In Aula Paolo VI domani, giovedì 5 gennaio, ci saranno anche i terremotati provenienti dalla diocesi di Ascoli Piceno, per prendere parte all’incontro voluto da Francesco con le popolazioni colpite dal terremoto. «Verranno quasi tutti i terremotati, quelli che possono – anticipa il vescovo Giovanni D’Ercole -. Saremo una decina di pullman, quindi cercheremo di portare la loro presenza. La parola del Papa, che è ci è stato sempre vicino, sarà sicuramente di grande conforto. Anche questi sono gesti che incoraggiano e danno speranza».

Raggiunto dalla Radio Vaticana, il presule racconta il Natale vissuto da chi ha perso tutto, «con una certa tristezza, ma anche con grande solidarietà perché noi abbiamo cercato di stare con loro. Ho celebrato la Messa della notte di Natale con loro – continua -; abbiamo messo in atto varie iniziative perché non si sentissero soli e, vedere spuntare un sorriso sul volto di persone anziane che rimpiangevano le loro case distrutte o di bambini che si trovano spaesati magari negli alberghi fuori dai loro contesti, per noi è stato il segno che qualcosa insieme si può fare».
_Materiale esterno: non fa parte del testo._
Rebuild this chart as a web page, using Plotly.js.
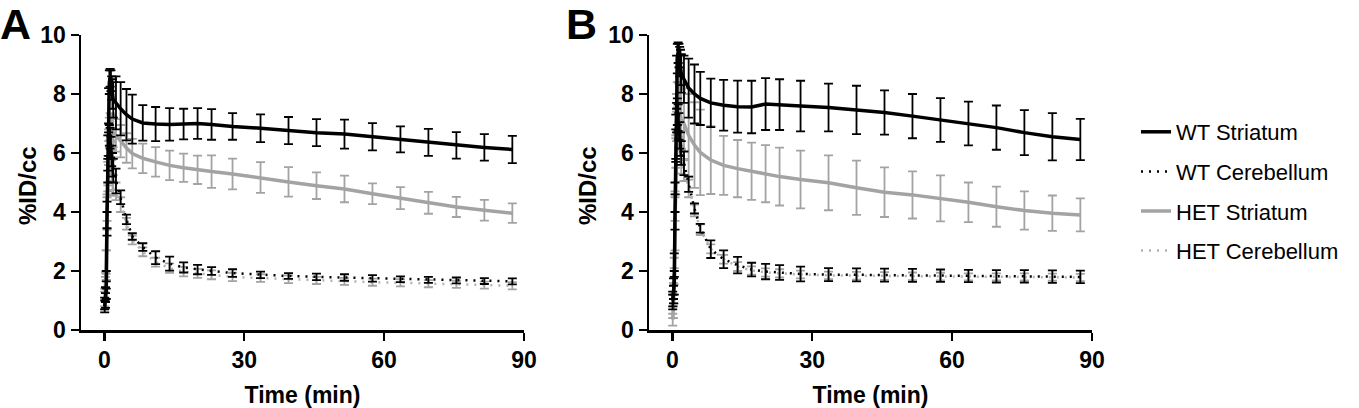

Il vescovo riferisce di una «presenza costante» di volontari nelle zone terremotate – «sono più di 150» -, che stanno incessantemente accanto alle vittime del sisma. «Stiamo accogliendo vari gruppi che vengono da ogni parte di Italia a trascorrere alcuni giorni qui. Sono venuti tanti giovani dalla Puglia, dalla Lombardia, dall’Emilia Romagna». Anche grazia a loro, «stiamo mettendo in atto dei progetti che non siano interventi momentanei – prosegue D’Ercole – ma che facciano parte di un percorso che duri per tutto l’anno e anche oltre». Come “La bottega della speranza”, che «raggruppa varie iniziative che riguardano i bambini, i giovani, gli adulti, gli anziani e anche coloro che hanno degli handicap. Per ognuno di loro stiamo lavorando per trasformare il terremoto da un disastro geologico e morale, che ha distrutto le persone, in un’opportunità per creare qualcosa di nuovo».

Dal terremoto, riflette ancora il presule, si è generato un clima di accoglienza reciproca che «spero possa mantenersi e possa essere segnale di una ripartenza, di un nuovo modo di stare insieme. Il terremoto ha distrutto – osserva -, ma grazie al Signore stiamo cercando di ripartire insieme. Ci troviamo sempre nella precarietà: una precarietà condivisa dove la gente terremotata percepisce sempre più che non è sola». Infatti, «a livello locale si sta creando una sinergia per cui si lavora sempre di più insieme. È un aspetto che mi piace mettere in luce: i terremotati non sono delle persone da assistere ma sono dei protagonisti che insieme ai volontari costruiscono qualcosa di nuovo per loro stessi».